Four miles later I arrived at Monkey Island, signifying that I had crossed out of Wonderland and into Oz. There’s a hotel on Monkey Island, and I decided to stop there before jet lag dulled my senses. Besides, my ruby slippers were starting to chafe. 

© 2014 Ken Klug


  1. Wow, so nicely written. And all historically true. I would be interested in knowing what Heathrow terminal you arrived at, and how you exited the airport and got to the river without tripping over freeways.

    1. I arrived at Terminal 3, but with the long walks through the corridors to immigration followed by long walks through tunnels to the central transit station, I was totally disoriented. I took the bus to the river, so I didn't have to navigate freeways, but I almost tripped over fascist graffiti.

    2. Wow, as before I am enjoying it all. Terry

    3. I guess a bus or train is the sensible way to get out of the airport. But I was hoping to read about a walk through a vehicles-only tunnel, followed by arrest and confinement in the Tower of London. That said, I am enjoying your blog just as it is. Please keep hoofing and writing.

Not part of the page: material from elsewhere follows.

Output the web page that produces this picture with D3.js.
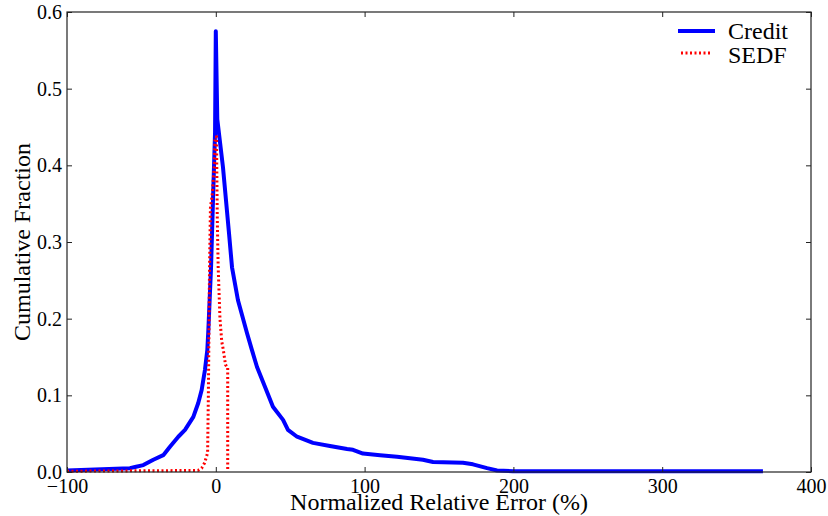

  2. ....And so it begins! So glad you made it in one piece to Heathrow and even happier I was not with you at customs I would have wrapped that chair around that ....officer's neck.
    At least poor Nigel stayed out of the way, for now! Have fun Lost- a -lot and try to stay out of trouble, right!

  3. Hi Ken. I got home late Wednesday night and then headed up to Prescott for the Fourth of July. My body still hasn't adjusted to the time change (not to mention the heat). I still go to bed too early and wake up at 4:00 am. I enjoyed the picture of the barge "Jack Frost." Obviously a skipper with good taste in boats.